***


– Да, Тревор, очень хорошие камешки, – картавя заявил пожилой ювелир, всматриваясь сквозь толстую лупу в большой круглый бриллиант размером с лесной орех. – Вот этот – само совершенство.

Невысокий седой еврей с поднятыми на волосы очками в роговой оправе в течение пяти минут разглядывал сквозь лупу бриллиант, зажав его тоненьким пинцетом в руках в белых перчатках из хлопчатобумажной ткани.

Он осторожно положил камень и взял следующий из горстки практически одинаковых по размеру и форме камней, россыпью лежащих на чёрном лаковом столе.

– Замечательно! – продолжал восхищаться он. – Огранка изумительная! У всех рундист, словно лезвие… Цветность и чистота – как Божья роса…

Роберт молча наблюдал за работой ювелира.

Со Львом Гольденбергом, ювелиром, эмигрантом из Советского Союза, Тревора несколько лет назад познакомил главный редактор Les Mondes Рошфор, который часто заказывал у него ювелирные изделия.

Лев Гольденберг делал изумительные копии изделий лучших коллекций ювелирных домов Европы.

«Покажите мне фото шедевра, и я сделаю вам в сто раз лучше и ровно вдвое дешевле», – любил повторять старый еврей всякий раз, когда к нему обращались потенциальные клиенты. И действительно, мастером он был непревзойдённым.

– Есть у меня один заказчик, который всё это может взять одним лотом, – не отрывая взгляда от очередного камня, предложил ювелир. – Если с ним хорошо поговорить, то миллионов пять за лот выплатит не раздумывая. А может, и больше.

– Лев, я пока не думал продавать. Мне бы их спрятать где-нибудь на какое-то время.

– Тео, ты не понял, – отвлёкшись от бриллианта и направив свой колючий взгляд на Тревора, мягко сказал ювелир. – Пять миллионов не долларов, а ойро. Это очень большие деньги, друг мой.

– Лев, мне нужно только надёжное место на пару дней, до Рождества. Я живу в отеле и держать их в сейфе крайне опрометчиво.

– Тов5, друг мой, хорошо, – огорчённо вздохнув, ответил ювелир, собирая все камни в зелёный бархатный мешочек. – Ты знаешь, что надёжнее места тебе не найти. А если надумаешь продать, то только скажи, и я всё организую в течение двух-трёх часов.

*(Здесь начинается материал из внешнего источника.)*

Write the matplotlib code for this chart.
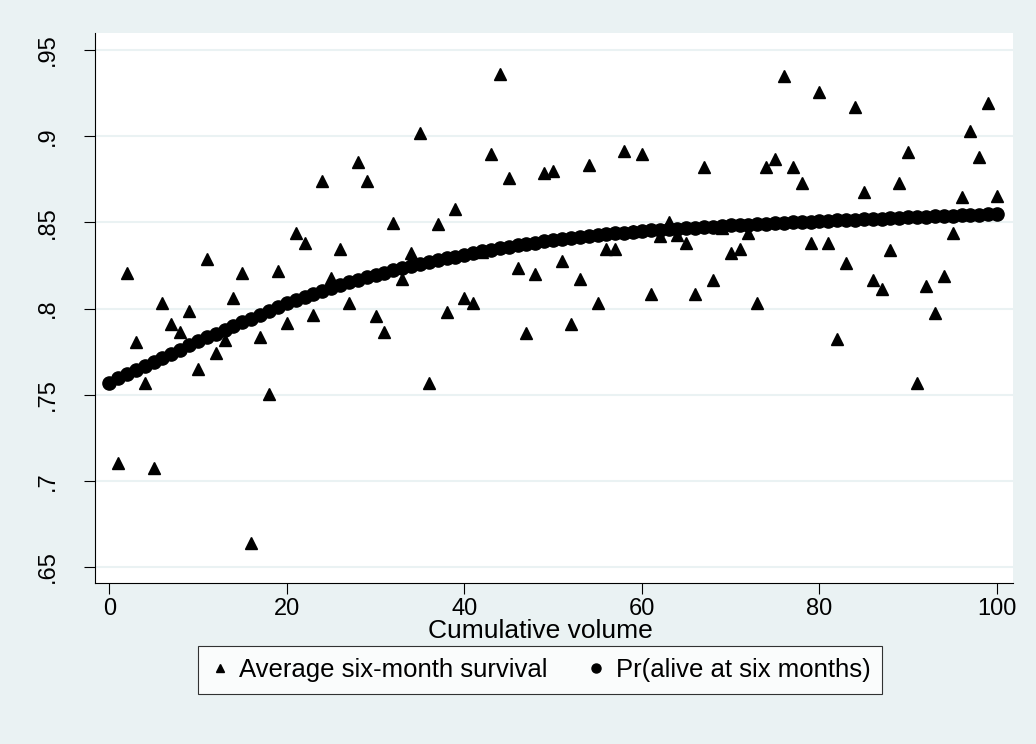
"""
Recreate the Stata-style scatter of six-month survival against cumulative volume.
"""

import matplotlib
matplotlib.use("Agg")
import matplotlib.pyplot as plt
from matplotlib.lines import Line2D

plt.rcParams["font.family"] = ["Liberation Sans", "DejaVu Sans"]

# observed average survival, volume 1..100
volume_obs = list(range(1, 101))
avg_survival = [
    0.7105, 0.8208, 0.7807, 0.7565, 0.7072, 0.8030, 0.7908, 0.7865, 0.7987, 0.7647,
    0.8287, 0.7743, 0.7817, 0.8059, 0.8208, 0.6637, 0.7836, 0.7503, 0.8219, 0.7917,
    0.8436, 0.8378, 0.7962, 0.8740, 0.8175, 0.8343, 0.8033, 0.8852, 0.8741, 0.7958,
    0.7865, 0.8494, 0.8170, 0.8320, 0.9016, 0.7565, 0.8488, 0.7981, 0.8577, 0.8059,
    0.8030, 0.8330, 0.8896, 0.9359, 0.8755, 0.8233, 0.7856, 0.8200, 0.8788, 0.8800,
    0.8274, 0.7908, 0.8169, 0.8833, 0.8033, 0.8343, 0.8343, 0.8914, 0.8450, 0.8896,
    0.8084, 0.8420, 0.8500, 0.8426, 0.8382, 0.8082, 0.8823, 0.8165, 0.8470, 0.8320,
    0.8343, 0.8436, 0.8033, 0.8823, 0.8866, 0.9349, 0.8823, 0.8726, 0.8382, 0.9258,
    0.8382, 0.7821, 0.8266, 0.9171, 0.8674, 0.8165, 0.8111, 0.8339, 0.8726, 0.8910,
    0.7569, 0.8132, 0.7975, 0.8188, 0.8436, 0.8649, 0.9032, 0.8881, 0.9194, 0.8654,
]

# predicted probability, volume 0..100
volume_pred = list(range(0, 101))
pr_alive = [
    0.7570, 0.7594, 0.7618, 0.7642, 0.7666, 0.7690, 0.7714, 0.7738, 0.7762, 0.7786,
    0.7810, 0.7832, 0.7854, 0.7876, 0.7898, 0.7920, 0.7942, 0.7964, 0.7986, 0.8008,
    0.8030, 0.8049, 0.8067, 0.8085, 0.8102, 0.8119, 0.8135, 0.8151, 0.8166, 0.8181,
    0.8195, 0.8209, 0.8222, 0.8235, 0.8247, 0.8259, 0.8270, 0.8281, 0.8291, 0.8301,
    0.8311, 0.8321, 0.8331, 0.8340, 0.8349, 0.8358, 0.8366, 0.8374, 0.8382, 0.8389,
    0.8396, 0.8403, 0.8409, 0.8415, 0.8421, 0.8426, 0.8431, 0.8436, 0.8441, 0.8445,
    0.8449, 0.8453, 0.8457, 0.8460, 0.8463, 0.8466, 0.8469, 0.8472, 0.8475, 0.8478,
    0.8482, 0.8485, 0.8487, 0.8490, 0.8492, 0.8495, 0.8497, 0.8500, 0.8502, 0.8505,
    0.8507, 0.8509, 0.8511, 0.8514, 0.8516, 0.8518, 0.8520, 0.8522, 0.8525, 0.8527,
    0.8529, 0.8531, 0.8533, 0.8535, 0.8537, 0.8539, 0.8541, 0.8543, 0.8545, 0.8547,
    0.8550,
]

y_ticks = [0.65, 0.70, 0.75, 0.80, 0.85, 0.90, 0.95]
y_ticklabels = [".65", ".7", ".75", ".8", ".85", ".9", ".95"]
x_ticks = [0, 20, 40, 60, 80, 100]

BG = "#eaf2f3"

fig = plt.figure(figsize=(10.36, 7.44), dpi=100)
fig.patch.set_facecolor(BG)
ax = fig.add_axes([95 / 1036, 1 - 583 / 744, (1013 - 95) / 1036, (583 - 33) / 744])
ax.set_facecolor("white")

ax.plot(volume_obs, avg_survival, linestyle="none", marker="^", markersize=8,
        color="black", zorder=3)
ax.plot(volume_pred, pr_alive, linestyle="none", marker="o", markersize=9.5,
        color="black", zorder=4)

ax.set_xlim(-1.6, 101.8)
ax.set_ylim(0.6407, 0.9599)
ax.set_xticks(x_ticks)
ax.set_yticks(y_ticks)
ax.set_yticklabels(y_ticklabels, rotation=90, va="center")
ax.grid(axis="y", color=BG, linewidth=1.5)
ax.set_axisbelow(True)

for side in ["top", "right"]:
    ax.spines[side].set_visible(False)
for side in ["left", "bottom"]:
    ax.spines[side].set_linewidth(0.8)

ax.tick_params(axis="x", length=8, width=0.8, pad=3, labelsize=17)
ax.tick_params(axis="y", length=8, width=0.8, pad=18, labelsize=17)
ax.set_xlabel("Cumulative volume", fontsize=19, labelpad=0)
ax.xaxis.set_label_coords((540 - 95) / 918, -0.066, transform=ax.transAxes)
ax.xaxis.label.set_verticalalignment("top")

handles = [
    Line2D([], [], linestyle="none", marker="^", markersize=5.5, color="black"),
    Line2D([], [], linestyle="none", marker="o", markersize=6.5, color="black"),
]
leg = fig.legend(handles, ["Average six-month survival", "Pr(alive at six months)"],
                 loc="center", bbox_to_anchor=(540 / 1036, 1 - 670 / 744), ncol=2,
                 fontsize=18.5, frameon=True, fancybox=False, handlelength=0.8,
                 handletextpad=0.35, columnspacing=1.5, borderpad=0.45)
leg.get_frame().set_edgecolor("black")
leg.get_frame().set_linewidth(0.8)
leg.get_frame().set_facecolor("white")

fig.savefig("out.png", dpi=100, facecolor=BG)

Через некоторое время после разговора с ювелиром Тревор сидел на открытой террасе небольшого ресторана в самом центре Женевы и за чашкой кофе читал свежие газеты.

К этому времени за его спиной осталась военная служба, о которой напоминала синяя татуировка в форме черепа на левом плече, как аббревиатура разведывательного батальона бригады морской пехоты Французского иностранного легиона, расквартированного в Алжире, и факультет Французского института журналистики при университете «Париж Пантеон-Ассас». В настоящее время он числился специальным военным корреспондентом газеты Les Mondes.

О своём детстве Тревор помнил очень мало и обрывисто, так как его семья всё время куда-нибудь переезжала.

Отец Тревора родом из Подкарпатской Руси6 (это территория современной Закарпатской области Украины), украинский руси́н7. Но в начале Второй мировой войны, когда Закарпатье, входившее в то время в состав Чехословацкой республики, было оккупировано венгерскими войсками, его семья эмигрировала сначала в Прагу, а после войны – во Францию, где в начале семидесятых и родился Тревор. Отец разговаривал с ним исключительно на русинском языке, чтобы тот помнил свои корни. А мать Тревора, учительница французского языка и литературы, настойчиво прививала ему любовь ко всему французскому.

Отец, как специалист по строительству отелей, постоянно находился в длительных командировках в разных странах. Часто забирал с собой и свою семью. Поэтому детские воспоминания Тревора сводились к пожелтевшим цветным и чёрно-белым фотокарточкам на фоне бедных рынков Индии, островов и храмов Таиланда, песков Ближнего Востока, нескончаемых строительных площадок Гонконга, Дубая и Бангкока. В детстве Тревор так свыкся с постоянными переездами, путешествиями, постоянными переменами, что, даже вступив во взрослую жизнь, представить себя клерком, работающим в одном и том же офисе постоянно на одном и том же месте, он не мог. Это и стало причиной его увлечения журналистикой.